The definitive guide to buying automation
Original article date: September 1997
I’ve always liked helpful guides. So here, for the first time, from a machinery designer, is the definitive guide to buying automation.
1. Show the supplier who’s boss. Refuse to discuss the project over the phone so that they have to travel the length of the country to find out what you want isn’t the sort of thing they do.
2. Never do a justification calculation in advance. Leave it to when the guy is on your site until you figure out that vision-guided robots in a clean room cannot payback a quarter of an operator four days a week.
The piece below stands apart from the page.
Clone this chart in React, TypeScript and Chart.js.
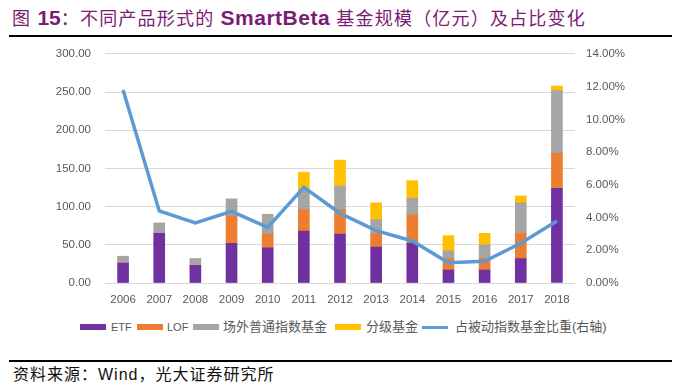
import React, { useEffect, useRef } from "react";
import { Chart, registerables } from "chart.js";

Chart.register(...registerables);

// ---- data ----
const years = ["2006", "2007", "2008", "2009", "2010", "2011", "2012", "2013", "2014", "2015", "2016", "2017", "2018"];
const etfValues = [26, 65, 23, 52, 46, 68, 64, 47, 52, 17, 17, 32, 124];
const lofValues = [0, 0, 0, 36, 18, 28, 32, 18, 37, 15, 15, 33, 46];
const otcIndexValues = [9, 13.5, 9, 22, 26, 26, 31, 18, 22, 10, 18, 40, 82];
const gradedValues = [0, 0, 0, 0, 0, 23, 34, 22, 23, 20, 15, 9, 6];
const passiveShare = [11.8, 4.4, 3.67, 4.38, 3.4, 5.85, 4.26, 3.2, 2.57, 1.24, 1.33, 2.43, 3.79];
const seriesNames = ["ETF", "LOF", "场外普通指数基金", "分级基金", "占被动指数基金比重(右轴)"];
const leftTicks = { min: 0, max: 300, step: 50 };
const rightTicks = { min: 0, max: 14, step: 2 };

const COLORS = ["#7030A0", "#ED7D31", "#A5A5A5", "#FFC000", "#5B9BD5"];
const TICK_FONT = { family: "'Liberation Sans', 'Noto Sans CJK SC', sans-serif", size: 11.5 };
const TICK_COLOR = "#595959";

export default function App() {
  const ref = useRef<HTMLCanvasElement | null>(null);

  useEffect(() => {
    if (!ref.current) return;
    const chart = new Chart(ref.current, {
      type: "bar",
      data: {
        labels: years,
        datasets: [
          { type: "line", label: seriesNames[4], data: passiveShare, yAxisID: "y1", borderColor: COLORS[4], backgroundColor: COLORS[4], borderWidth: 3.5, pointRadius: 0, tension: 0, order: 0 } as any,
          { label: seriesNames[0], data: etfValues, backgroundColor: COLORS[0], barThickness: 11, yAxisID: "y", order: 1 },
          { label: seriesNames[1], data: lofValues, backgroundColor: COLORS[1], barThickness: 11, yAxisID: "y", order: 1 },
          { label: seriesNames[2], data: otcIndexValues, backgroundColor: COLORS[2], barThickness: 11, yAxisID: "y", order: 1 },
          { label: seriesNames[3], data: gradedValues, backgroundColor: COLORS[3], barThickness: 11, yAxisID: "y", order: 1 },
        ],
      },
      options: {
        responsive: false,
        animation: false,
        layout: { padding: { top: 7, left: 0, right: 0, bottom: 0 } },
        plugins: { legend: { display: false }, tooltip: { enabled: false } },
        scales: {
          x: {
            stacked: true,
            grid: { display: false, drawTicks: false },
            border: { display: false },
            ticks: { font: TICK_FONT, color: TICK_COLOR, padding: 10, maxRotation: 0, autoSkip: false },
            afterFit: (s: any) => { s.height = 29; },
          },
          y: {
            stacked: true,
            min: leftTicks.min,
            max: leftTicks.max,
            ticks: { stepSize: leftTicks.step, font: TICK_FONT, color: TICK_COLOR, padding: 14, callback: (v: any) => Number(v).toFixed(2) },
            grid: { color: "#D9D9D9", drawTicks: false, lineWidth: 1 },
            border: { display: false },
            afterFit: (s: any) => { s.width = 105; },
          },
          y1: {
            position: "right",
            min: rightTicks.min,
            max: rightTicks.max,
            ticks: { stepSize: rightTicks.step, font: TICK_FONT, color: TICK_COLOR, padding: 11, callback: (v: any) => Number(v).toFixed(2) + "%" },
            grid: { display: false, drawTicks: false },
            border: { display: false },
            afterFit: (s: any) => { s.width = 107; },
          },
        },
      } as any,
    });
    return () => chart.destroy();
  }, []);

  const fam = "'Liberation Sans', 'Noto Sans CJK SC', sans-serif";
  const legendItems = [
    { box: 80, text: 111, color: COLORS[0], h: 6, label: seriesNames[0], size: 11 },
    { box: 137, text: 167, color: COLORS[1], h: 6, label: seriesNames[1], size: 11 },
    { box: 193, text: 223, color: COLORS[2], h: 6, label: seriesNames[2], size: 13 },
    { box: 335, text: 366, color: COLORS[3], h: 6, label: seriesNames[3], size: 13 },
    { box: 422, text: 455, color: COLORS[4], h: 3, label: seriesNames[4], size: 13 },
  ];

  return (
    <div style={{ position: "absolute", left: 0, top: 0, width: 682, height: 392, background: "#fff", overflow: "hidden", fontFamily: fam }}>
      <div style={{ position: "absolute", left: 12, top: 5, whiteSpace: "nowrap", color: "#7b1c74", fontSize: 18, lineHeight: "26px", letterSpacing: 1.2 }}>
        <span>图 </span>
        <span style={{ fontWeight: "bold", fontSize: 21, letterSpacing: 0 }}>15</span>
        <span>：不同产品形式的 </span>
        <span style={{ fontWeight: "bold", fontSize: 21, letterSpacing: 0.5 }}>SmartBeta</span>
        <span> 基金规模（亿元）及占比变化</span>
      </div>
      <div style={{ position: "absolute", left: 9, top: 35, width: 663, height: 2, background: "#000" }} />
      <canvas ref={ref} width={682} height={279} style={{ position: "absolute", left: 0, top: 33, width: 682, height: 279 }} />
      {legendItems.map((it, i) => (
        <React.Fragment key={i}>
          <div style={{ position: "absolute", left: it.box, top: 327 - it.h / 2, width: 26, height: it.h, background: it.color }} />
          <div style={{ position: "absolute", left: it.text, top: 318, lineHeight: "18px", fontSize: it.size, color: TICK_COLOR, whiteSpace: "nowrap" }}>{it.label}</div>
        </React.Fragment>
      ))}
      <div style={{ position: "absolute", left: 9, top: 360, width: 663, height: 2, background: "#000" }} />
      <div style={{ position: "absolute", left: 13, top: 365, whiteSpace: "nowrap", color: "#111", fontSize: 16, lineHeight: "20px", letterSpacing: 1 }}>
        资料来源：Wind，光大证券研究所
      </div>
    </div>
  );
}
3. Jazz up the spec. If you need 5 units per minute, round it up to 10. It raises the game a bit and leaves you with some in hand. Later, when you decide the price is too high, you can always change your mind.
4. Never actually write down your requirements in one place. A scattered series of faxes and phonecalls are far more fun and should stop the supplier ever really getting an upper hand.
5. Try and avoid the issue of an acceptance test. If you keep saying “we’ll know when it’s finished”, then you can guarantee hours of entertainment further down the line as people argue about what on earth the machine was supposed to do.
6. Never tell the supplier the true timescale. If you want a figure in next year’s budget, then swear blind that the order could be placed next week. Get it off your desk more quickly.
7. Supply the best product you have for their development work. Only bring out the really representative parts (the ones with the wildly varying dimensions) on the day of the signoff trials. That means the parts you supply at first should be either moulded parts all from the same impression of the tool; or with any other process, all parts from the same batch; or with strip and roll fed material, from an entirely different supplier.
8. Change who’s responsible at your end halfway through the contract. Appoint a recent recruit and cunningly change the spec at the same time. It’ll be weeks before they spot that one!
9. Make them hurry, right up till delivery day, then tell them suddenly that you aren’t ready to receive it yet. Keep ‘em keen!
10. Refuse to make operators available for training. When the machine is due, try to send the guy who will have to maintain it (and all the future operators) on a long course which starts on the day the truck pulls in.
11. Burn or eat all the manuals and troubleshooting guides the moment the installation team leave. Sack anyone who attempts to read them.
12. Crank it up to 20% faster than specified operating speed at the first opportunity to see what breaks.
13. Make sure you get a home phone number. Only try ambitious running conditions or preposterous throughputs when the supplier’s tech support guy is asleep, and when an operator known to his friends as “animal” is on your nightshift against his wishes.